The original pendulum swing toward generalization fixed real problems; the industry just overshot in an ever-increasing effort to hyper-optimize productivity and reduce costs. Teams should treat specialization as something you borrow, rather than abandon as you grow. Spin up an SRE squad when reliability debt spikes, embed an accessibility guru when if you find yourself behind in that imporant endeavor, hire a security pro for a threat‑model boot camp as you design a new feature ... then fold those lessons into everyday practice and let the specialist step back (if they're a consultant it can signal the end of their contract, or if they're a team member you've asked to specialize they can mix back into the general population and refocus on other needs).
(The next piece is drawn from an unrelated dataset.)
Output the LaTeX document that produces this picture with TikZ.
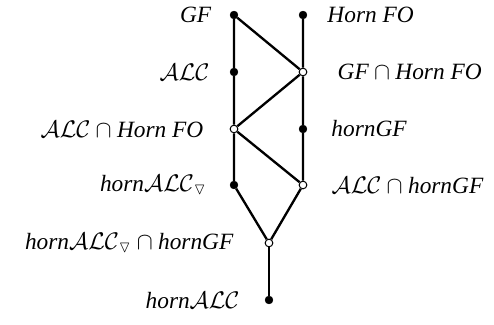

If you notice recurring sev‑2s no one can untangle, quality regressions despite “full‑stack ownership,” or decision gridlock because nobody has deep enough context, that’s your cue that you should think about adding specialists for a time. Specialists are of course not free, however the ability to use them when needed, but maintain the flexibility of employing generalists will strike a good balance over time.
Healthy teams should keep the pendulum moving on purpose: generalize when speed matters, dive deep when (or before) cracks appear. Balance rarely lasts, but deliberate motion toward it keeps both the product and the people upright.